From paper to screen
BY EMMA GÓMEZ
TRANSLATED BY DAVID HÖRHAGER
Guatemala and El Salvador – two nations battered by corruption, human rights violations, injustices, persecutions, and dispossession, that share these unfortunate commonalities. The project, “From Paper to Screen,” introduces two visual proposals for contemplating sexual education and political violence. This initiative, led by Akahata, once again brings together
these two Central American countries.
“Hilar las venas” (Spinning the Veins) and “Nuevas Ropas, Viejos Hilos” (New Clothes,
Old Yarns) are two screenings that leave reflection and mixed feelings in the audience.
The productions were made by women with a diverse team from both territories.

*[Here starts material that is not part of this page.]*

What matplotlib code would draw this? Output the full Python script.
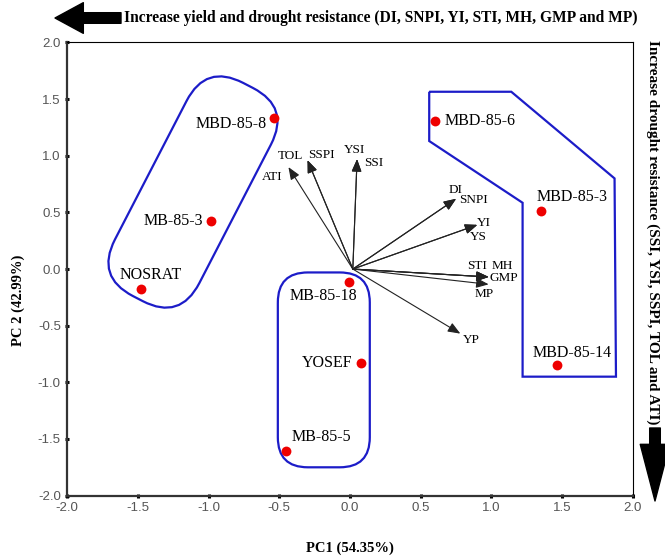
import numpy as np
import matplotlib
matplotlib.use('Agg')
from matplotlib import pyplot as plt
from matplotlib.path import Path
from matplotlib.patches import PathPatch

# genotype scores
genotypes = ['MBD-85-8', 'MB-85-3', 'NOSRAT', 'MB-85-18', 'YOSEF',
             'MB-85-5', 'MBD-85-6', 'MBD-85-3', 'MBD-85-14']
pc1 = [-0.54, -0.98, -1.48, -0.01, 0.08, -0.45, 0.60, 1.35, 1.46]
pc2 = [1.33, 0.42, -0.18, -0.11, -0.83, -1.61, 1.31, 0.51, -0.85]

# trait vectors
traits = ['ATI', 'TOL', 'SSPI', 'YSI', 'SSI', 'DI', 'SNPI', 'YI', 'YS',
          'STI', 'MH', 'GMP', 'MP', 'YP']
vec1 = [-0.435, -0.30, -0.30, 0.05, 0.05, 0.75, 0.75, 0.90, 0.90,
        0.98, 0.98, 0.98, 0.98, 0.78]
vec2 = [0.90, 0.96, 0.96, 0.97, 0.97, 0.62, 0.62, 0.39, 0.39,
        -0.07, -0.07, -0.07, -0.135, -0.57]

# right group outline (PC1, PC2)
grp3_x = [0.56, 1.14, 1.87, 1.88, 1.22, 1.22, 0.56]
grp3_y = [1.565, 1.565, 0.80, -0.95, -0.95, 0.585, 1.13]

# label offsets (layout only)
glab = {'MBD-85-8': (-0.05, -0.05, 'right'), 'MB-85-3': (-0.06, 0.0, 'right'),
        'NOSRAT': (0.07, 0.13, 'center'), 'MB-85-18': (-0.18, -0.13, 'center'),
        'YOSEF': (-0.06, 0.0, 'right'), 'MB-85-5': (0.04, 0.13, 'left'),
        'MBD-85-6': (0.07, 0.0, 'left'), 'MBD-85-3': (0.22, 0.13, 'center'),
        'MBD-85-14': (0.11, 0.11, 'center')}
tlab = {'ATI': (-0.115, -0.09), 'TOL': (-0.12, 0.04), 'SSPI': (0.10, 0.05),
        'YSI': (-0.02, 0.08), 'SSI': (0.115, -0.03), 'DI': (0.0, 0.08),
        'SNPI': (0.12, -0.01), 'YI': (0.05, 0.02), 'YS': (0.01, -0.11),
        'STI': (-0.085, 0.10), 'MH': (0.10, 0.10), 'GMP': (0.11, -0.01),
        'MP': (-0.03, -0.085), 'YP': (0.08, -0.06)}

SX, SY = 141.5, 113.3   # px per unit, to keep corners round on screen
blue = '#1c1cc8'
serif = 'Liberation Serif'


def round_path(px, py, r):
    # rounded polygon, built in pixel-like space then mapped back to data
    p = np.column_stack([np.array(px) * SX, np.array(py) * SY])
    n = len(p)
    verts, codes = [], []
    for i in range(n):
        a, b, c = p[i - 1], p[i], p[(i + 1) % n]
        u0 = (a - b) / np.linalg.norm(a - b)
        u1 = (c - b) / np.linalg.norm(c - b)
        s = b + u0 * r
        e = b + u1 * r
        if i == 0:
            verts.append(s); codes.append(Path.MOVETO)
        else:
            verts.append(s); codes.append(Path.LINETO)
        verts += [b, e]; codes += [Path.CURVE3, Path.CURVE3]
    verts.append(verts[0]); codes.append(Path.LINETO)
    v = np.array(verts)
    v[:, 0] /= SX
    v[:, 1] /= SY
    return Path(v, codes)


def capsule(cx, cy, dx, dy, L, W):
    d = np.array([dx, dy]) / np.hypot(dx, dy)
    nrm = np.array([d[1], -d[0]])
    c = np.array([cx * SX, cy * SY])
    pts = [c + d * L / 2 - nrm * W / 2, c + d * L / 2 + nrm * W / 2,
           c - d * L / 2 + nrm * W / 2, c - d * L / 2 - nrm * W / 2]
    return [q[0] / SX for q in pts], [q[1] / SY for q in pts]


fig = plt.figure(figsize=(6.65, 5.56), dpi=100)
ax = fig.add_axes([0.1008, 0.1086, 0.851, 0.815])

# groups
cx, cy = capsule(-1.11, 0.68, 0.46, 0.89, 240, 95)
ax.add_patch(PathPatch(round_path(cx, cy, 42), fill=False, ec=blue, lw=1.6))
ax.add_patch(PathPatch(round_path([-0.51, 0.14, 0.14, -0.51], [-0.03, -0.03, -1.75, -1.75], 30),
                       fill=False, ec=blue, lw=1.6))
ax.add_patch(PathPatch(Path(np.column_stack([grp3_x + grp3_x[:1], grp3_y + grp3_y[:1]])),
                       fill=False, ec=blue, lw=1.6))

# trait vectors
for t, a, b in zip(traits, vec1, vec2):
    ax.annotate('', xy=(a, b), xytext=(0.02, 0.0),
                arrowprops=dict(arrowstyle='-|>,head_length=0.75,head_width=0.3',
                                color='#222222', lw=0.8, shrinkA=0, shrinkB=0))
    ox, oy = tlab[t]
    ax.text(a + ox, b + oy, t, family=serif, fontsize=9.5, ha='center', va='center')

# genotypes
ax.scatter(pc1, pc2, s=50, color='#ee0000', zorder=5, linewidths=0)
for g, a, b in zip(genotypes, pc1, pc2):
    ox, oy, ha = glab[g]
    ax.text(a + ox, b + oy, g, family=serif, fontsize=11.5, ha=ha, va='center')

ax.set_xlim(-2, 2)
ax.set_ylim(-2, 2)
tk = np.arange(-2, 2.01, 0.5)
ax.set_xticks(tk)
ax.set_yticks(tk)
ax.set_xticklabels(['%.1f' % v for v in tk])
ax.set_yticklabels(['%.1f' % v for v in tk])
ax.tick_params(direction='inout', length=3, width=2.2, color='k', labelcolor='#555555',
               labelsize=9.5, pad=3)
for lab in ax.get_xticklabels() + ax.get_yticklabels():
    lab.set_family('Liberation Sans')
for s in ['left', 'bottom']:
    ax.spines[s].set_linewidth(1.6)
    ax.spines[s].set_color('#333333')
for s in ['top', 'right']:
    ax.spines[s].set_linewidth(0.8)

ax.set_xlabel('PC1 (54.35%)', family=serif, fontweight='bold', fontsize=10.5, labelpad=20)
ax.set_ylabel('PC 2 (42.99%)', family=serif, fontweight='bold', fontsize=10.5)
ax.yaxis.set_label_coords(-0.074, 0.43)

# direction arrows
fig.text(124 / 665, 1 - 18 / 556, 'Increase yield and drought resistance (DI, SNPI, YI, STI, MH, GMP and MP)',
         family=serif, fontweight='bold', fontsize=11.2, ha='left', va='center')
ax.annotate('', xy=(55, 538), xytext=(121, 538), xycoords='figure pixels',
            arrowprops=dict(arrowstyle='simple,head_length=1.2,head_width=1.3,tail_width=0.45',
                            color='k', mutation_scale=17, shrinkA=0, shrinkB=0))
fig.text(653 / 665, 1 - 40 / 556, 'Increase drought resistance (SSI, YSI, SSPI, TOL and ATI)',
         family=serif, fontweight='bold', fontsize=11.0, rotation=-90, ha='center', va='top')
ax.annotate('', xy=(655, 55), xytext=(655, 128), xycoords='figure pixels',
            arrowprops=dict(arrowstyle='simple,head_length=2.4,head_width=1.25,tail_width=0.45',
                            color='k', mutation_scale=17, shrinkA=0, shrinkB=0))

fig.savefig('out.png', dpi=100)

The project began by convening artists from different parts of Latin America to translate audio-visually ideas that are in print and that are complex and relevant to the discussion of anti-gender issues and their effects. “Hilar las venas”, was produced in Guatemala by the collective Lemow and directed by Verónica Sacalxot. This production addresses the issue of sexualities as seen from the communities. “Nuevas Ropas, Viejos Hilos” delves into El Salvador’s political regime, though its creators remain anonymous for safety reasons.
Sacalxot emphasized that her production weaves stories through the words of Dominga, Carmelita, Yolanda, Bartolomé, and Miguelito, intertwining the colors of life, connecting us with the weaving hands of our ancestors. She underscored the importance of understanding Guatemala’s communities; indigenous filmmakers and women narrate stories from the community perspective. “There is both satisfaction and a commitment to conduct community screenings, taking these stories to different territories where access to local productions is challenging,” she noted. This production shatters stereotypes and conservatisms, particularly those influenced by religion. The characters hail from an indigenous community in Sololá.
A meticulous research process was undertaken out of respect for the characters and their community. A private screening was held exclusively for the protagonists to witness their story, Verónica explained. “Nuevas Ropas, Viejos Hilos” narrates repression, abuse of power, and violence.
The production intertwines the past with the present, shedding light on Nayib Bukele’s dictatorial government in El Salvador. The country grapples with oppression and persecution against those brave enough to denounce the injustices and contradictions of the current administration. Bukele has skillfully presented his actions in El Salvador, justifying the reduction of gang members on the streets, but he fails to acknowledge the over five thousand people who have gone missing since his regime began. The video portrays mothers, wives, daughters, and entire families searching for a loved one outside a prison. Innocent individuals have been unjustly detained. The government persists in suppressing freedom of speech, leading several journalists, content creators, and activists to flee the country. This proposal aims to spotlight these pressing issues.
Both audiovisual productions were presented in Xela. Analysts and filmmakers participated, discussing how the situations in the two countries mirror each other, and how governments have failed to counteract these issues Among the commentators was Anny Puac, who reflected, “How can we mobilize civic passions against practices considered intolerable without assuming a horizon of satisfaction?” In other words, these actions should not be temporary, she commented.
One of the lessons from these valuable exercises is the destruction of metaphorical meaning, amplified by the centrality of technologies, as these creations have contributed to reducing vision to mere sight.
Puac questioned, “What is the place of sexuality, diversity, and gender identity within historical archives and, above all, within police archives that safeguard decades of state violence? What does the current criminalization and stigmatization of the past reveal about the territories and post-war societies we live in and within which we are surviving in the present? “The role of us, the governed, is to be offended and to instill passion in each of our actions. A phrase that could help prevent activism from assuming a purely theatrical role of ‘pure indignation.’ So, what can we do? Here is the answer: turn what is happening into a political action, making the misfortunes of those affected visible and audible through specific techniques and policies,” she expressed.
To conclude her commentary, she poses the questions, “How do we teach new narratives outside the canons of liberalism and the West?” These audible and visible creations must serve as tools to show, for example, that a reform is nothing more than the result of a process involving conflict, confrontation, struggle, and resistance. Thus, these situations should emerge as visible and essential conflicts, not mere clashes of interest or institutional blockages.
They should demonstrate that these situations should give rise to a new balance of power, where societies perceive reform as merely a temporary profile (reformbeing just one example), she concluded.